You talked about four kids; you haven’t mentioned one yet.

It was more of a young man. He was from Africa and after high school he wanted to study at some kind of art school here and needed to complete his cultural knowledge. Again, it was a completely different type of tutoring. We met in a cafe and talked about things like impressionism. After some time, I received a text message saying that he had been accepted successfully.

How much time do you dedicate to tutoring in Diaconia?

Usually, it’s 90 minutes of tutoring and 90 minutes of commuting once a week. So net time three hours a week. Once a year we have an evaluation meeting, it’s a meeting with a child, their parent and a Diaconia representative.

But with other volunteers you are still meeting at so-called supervisions. What is that?

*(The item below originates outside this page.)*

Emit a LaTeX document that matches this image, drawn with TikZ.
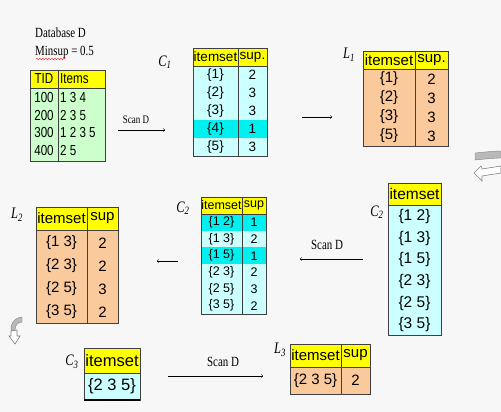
\documentclass[tikz,border=0pt]{standalone}
\usepackage{fontspec}
\setmainfont[FakeStretch=0.78]{Liberation Serif}
\setsansfont{Liberation Sans}
\newfontfamily\narrowsans[FakeStretch=0.8]{Liberation Sans}
\usetikzlibrary{decorations.pathmorphing}

\definecolor{bgpage}{HTML}{F7F7F7}
\definecolor{hdryellow}{HTML}{FFFF00}
\definecolor{dbgreen}{HTML}{CCFFCC}
\definecolor{candcyan}{HTML}{CCFFFF}
\definecolor{prunecyan}{HTML}{00F0F0}
\definecolor{largeorange}{HTML}{FACA9C}

\tikzset{
	tbl/.style={draw=black!75, line width=0.7pt},
	cell/.style={inner sep=0pt, font=\sffamily\fontsize{#1}{#1}\selectfont},
	cell/.default=14,
	dbcell/.style={inner sep=0pt, font=\narrowsans\fontsize{14.5}{14.5}\selectfont},
	setlabel/.style={inner sep=0pt, font=\fontsize{16}{16}\selectfont\itshape},
	scantext/.style={inner sep=0pt, font=\fontsize{#1}{#1}\selectfont},
	scantext/.default=14,
}

\begin{document}
\begin{tikzpicture}[x=1pt, y=-1pt]

	% page
	\fill[bgpage] (0,0) rectangle (501,412);
	\useasboundingbox (0,0) rectangle (501,412);

	% database D
	\node[scantext=14, anchor=west] (dbname) at (35,33) {Database D};
	\node[scantext=14, anchor=west] (minsup) at (35,52) {Minsup = 0.5};
	\draw[red, line width=0.4pt, decorate, decoration={snake, amplitude=0.7pt, segment length=3pt}] (36,59) -- (66,59);
	\fill[hdryellow] (30,70) rectangle (105,88);
	\fill[dbgreen] (30,88) rectangle (105,161);
	\draw[tbl] (30,70) rectangle (105,161);
	\draw[tbl] (30,88) -- (105,88);
	\draw[tbl] (58,70) -- (58,161);
	\node[dbcell] (dbtid) at (44,79) {TID};
	\node[dbcell, anchor=west] (dbitems) at (60,79) {Items};
	\node[dbcell] (t100) at (44,98) {100};
	\node[dbcell, anchor=west] (i100) at (60,98) {1 3 4};
	\node[dbcell] (t200) at (44,116) {200};
	\node[dbcell, anchor=west] (i200) at (60,116) {2 3 5};
	\node[dbcell] (t300) at (44,133) {300};
	\node[dbcell, anchor=west] (i300) at (60,133) {1 2 3 5};
	\node[dbcell] (t400) at (44,151) {400};
	\node[dbcell, anchor=west] (i400) at (60,151) {2 5};

	% scan D -> C1
	\node[scantext=11.5] (scan1) at (136,120) {Scan D};
	\coordinate (scan1a) at (118,130);
	\coordinate (scan1b) at (165,130);
	\draw[->] (scan1a) -- (scan1b);

	% candidate C1
	\node[setlabel] (c1name) at (165,62) {C\textsubscript{1}};
	\fill[hdryellow] (193,48) rectangle (267,66);
	\fill[candcyan] (193,66) rectangle (267,156);
	\fill[prunecyan] (193,120) rectangle (267,138);
	\draw[tbl] (193,48) rectangle (267,156);
	\draw[tbl] (193,66) -- (267,66);
	\draw[tbl] (238,48) -- (238,156);
	\node[cell=13.5] (c1h) at (215.5,57) {itemset};
	\node[cell=13.5] (c1s) at (252.5,57) {sup.};
	\node[cell=13.5] (c1a) at (215.5,75) {\{1\}};
	\node[cell=13.5] (c1as) at (252.5,75) {2};
	\node[cell=13.5] (c1b) at (215.5,93) {\{2\}};
	\node[cell=13.5] (c1bs) at (252.5,93) {3};
	\node[cell=13.5] (c1c) at (215.5,111) {\{3\}};
	\node[cell=13.5] (c1cs) at (252.5,111) {3};
	\node[cell=13.5] (c1d) at (215.5,129) {\{4\}};
	\node[cell=13.5] (c1ds) at (252.5,129) {1};
	\node[cell=13.5] (c1e) at (215.5,147) {\{5\}};
	\node[cell=13.5] (c1es) at (252.5,147) {3};

	% C1 -> L1
	\coordinate (prune1a) at (302,117);
	\coordinate (prune1b) at (332,117);
	\draw[->] (prune1a) -- (prune1b);

	% large L1
	\node[setlabel] (l1name) at (349,55) {L\textsubscript{1}};
	\fill[hdryellow] (363,51) rectangle (448,69);
	\fill[largeorange] (363,69) rectangle (448,146);
	\draw[tbl] (363,51) rectangle (448,146);
	\draw[tbl] (363,69) -- (448,69);
	\draw[tbl] (415,51) -- (415,146);
	\node[cell=15] (l1h) at (389,60) {itemset};
	\node[cell=15] (l1s) at (431.5,60) {sup.};
	\node[cell=15] (l1a) at (389,79) {\{1\}};
	\node[cell=15] (l1as) at (431.5,79) {2};
	\node[cell=15] (l1b) at (389,98) {\{2\}};
	\node[cell=15] (l1bs) at (431.5,98) {3};
	\node[cell=15] (l1c) at (389,117) {\{3\}};
	\node[cell=15] (l1cs) at (431.5,117) {3};
	\node[cell=15] (l1d) at (389,136) {\{5\}};
	\node[cell=15] (l1ds) at (431.5,136) {3};

	% turn arrow, right
	\fill[gray!55, draw=gray] (475,153) .. controls (485,152) and (495,151) .. (501,151)
		-- (501,158) .. controls (495,158) and (485,159) .. (475,160) -- cycle;
	\draw[gray, fill=white, line width=0.6pt] (501,166) .. controls (495,167) and (488,168) .. (482,169)
		-- (481,166) -- (474,173) -- (482,181) -- (482,176)
		.. controls (488,175) and (495,174) .. (501,173) -- cycle;

	% candidate C2 (generated)
	\node[setlabel] (c2name) at (377,212) {C\textsubscript{2}};
	\fill[hdryellow] (388,183) rectangle (441,205);
	\fill[candcyan] (388,205) rectangle (441,335);
	\draw[tbl] (388,183) rectangle (441,335);
	\draw[tbl] (388,205) -- (441,205);
	\node[cell=15.5] (c2h) at (414.5,194) {itemset};
	\node[cell=15.5] (c2a) at (414.5,216) {\{1 2\}};
	\node[cell=15.5] (c2b) at (414.5,238) {\{1 3\}};
	\node[cell=15.5] (c2c) at (414.5,259) {\{1 5\}};
	\node[cell=15.5] (c2d) at (414.5,281) {\{2 3\}};
	\node[cell=15.5] (c2e) at (414.5,303) {\{2 5\}};
	\node[cell=15.5] (c2f) at (414.5,324) {\{3 5\}};

	% scan D -> C2 counts
	\node[scantext=14] (scan2) at (327,245) {Scan D};
	\coordinate (scan2a) at (363,259);
	\coordinate (scan2b) at (300,259);
	\draw[->] (scan2a) -- (scan2b);

	% candidate C2 (counted)
	\node[setlabel] (c2cname) at (183,208) {C\textsubscript{2}};
	\fill[hdryellow] (201,197) rectangle (266,214);
	\fill[candcyan] (201,214) rectangle (266,314);
	\fill[prunecyan] (201,214) rectangle (266,230.7);
	\fill[prunecyan] (201,247.3) rectangle (266,264);
	\draw[tbl] (201,197) rectangle (266,314);
	\draw[tbl] (201,214) -- (266,214);
	\draw[tbl] (242,197) -- (242,314);
	\node[cell=12.5] (c2ch) at (221.5,205.5) {itemset};
	\node[cell=12.5] (c2cs) at (254,205.5) {sup};
	\node[cell=12.5] (c2ca) at (221.5,222.3) {\{1 2\}};
	\node[cell=12.5] (c2cas) at (254,222.3) {1};
	\node[cell=12.5] (c2cb) at (221.5,239) {\{1 3\}};
	\node[cell=12.5] (c2cbs) at (254,239) {2};
	\node[cell=12.5] (c2cc) at (221.5,255.7) {\{1 5\}};
	\node[cell=12.5] (c2ccs) at (254,255.7) {1};
	\node[cell=12.5] (c2cd) at (221.5,272.3) {\{2 3\}};
	\node[cell=12.5] (c2cds) at (254,272.3) {2};
	\node[cell=12.5] (c2ce) at (221.5,289) {\{2 5\}};
	\node[cell=12.5] (c2ces) at (254,289) {3};
	\node[cell=12.5] (c2cf) at (221.5,305.7) {\{3 5\}};
	\node[cell=12.5] (c2cfs) at (254,305.7) {2};

	% C2 -> L2
	\coordinate (prune2a) at (178,261);
	\coordinate (prune2b) at (157,261);
	\draw[->] (prune2a) -- (prune2b);

	% large L2
	\node[setlabel] (l2name) at (17,215) {L\textsubscript{2}};
	\fill[hdryellow] (36,207) rectangle (118,230);
	\fill[largeorange] (36,230) rectangle (118,323);
	\draw[tbl] (36,207) rectangle (118,323);
	\draw[tbl] (36,230) -- (118,230);
	\draw[tbl] (87,207) -- (87,323);
	\node[cell=15] (l2h) at (61.5,218.5) {itemset};
	\node[cell=15] (l2s) at (102.5,218.5) {sup};
	\node[cell=15] (l2a) at (61.5,243) {\{1 3\}};
	\node[cell=15] (l2as) at (102.5,243) {2};
	\node[cell=15] (l2b) at (61.5,266) {\{2 3\}};
	\node[cell=15] (l2bs) at (102.5,266) {2};
	\node[cell=15] (l2c) at (61.5,289) {\{2 5\}};
	\node[cell=15] (l2cs) at (102.5,289) {3};
	\node[cell=15] (l2d) at (61.5,312) {\{3 5\}};
	\node[cell=15] (l2ds) at (102.5,312) {2};

	% turn arrow, left
	\fill[gray!55, draw=gray] (22,317) .. controls (14,318) and (10,324) .. (11,331)
		-- (15,330) .. controls (15,325) and (18,322) .. (22,322) -- cycle;
	\draw[gray, fill=white, line width=0.6pt] (11,331) -- (11,336) -- (9,336) -- (15,344)
		-- (20,336) -- (17,336) -- (17,330) -- cycle;

	% candidate C3
	\node[setlabel] (c3name) at (72,362) {C\textsubscript{3}};
	\fill[hdryellow] (84,348) rectangle (140,373);
	\fill[candcyan] (84,373) rectangle (140,400);
	\draw[tbl] (84,348) rectangle (140,400);
	\draw[tbl] (84,373) -- (140,373);
	\draw[line width=1.4pt] (84,400) -- (140,400);
	\node[cell=16.5] (c3h) at (112,360.5) {itemset};
	\node[cell=16.5] (c3a) at (112,386.5) {\{2 3 5\}};

	% scan D -> L3
	\node[scantext=14] (scan3) at (223,362) {Scan D};
	\coordinate (scan3a) at (168,376);
	\coordinate (scan3b) at (263,376);
	\draw[->] (scan3a) -- (scan3b);

	% large L3
	\node[setlabel] (l3name) at (280,350) {L\textsubscript{3}};
	\fill[hdryellow] (290,344) rectangle (370,367);
	\fill[largeorange] (290,367) rectangle (370,394);
	\draw[tbl] (290,344) rectangle (370,394);
	\draw[tbl] (290,367) -- (370,367);
	\draw[tbl] (341,344) -- (341,394);
	\node[cell=15] (l3h) at (315.5,355.5) {itemset};
	\node[cell=15] (l3s) at (355.5,355.5) {sup};
	\node[cell=15] (l3a) at (315.5,380.5) {\{2 3 5\}};
	\node[cell=15] (l3as) at (355.5,380.5) {2};

\end{tikzpicture}
\end{document}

Supervisions take place every two months. The volunteer team meets up, we share our experiences together with a psychologist. While working with families, we must be careful not to go beyond our mission. We are there for tutoring a particular child, not for solving their family’s problems. The psychologist recommends how to do it. The newbie tutors get reassurance at supervisions. They see how more experienced tutors deal with the same issues and problems while working with children. These meetings happen in a friendly atmosphere and with nice people. Most of them are significantly younger than me, but I feel we are on the same wavelength. I am very happy about all this.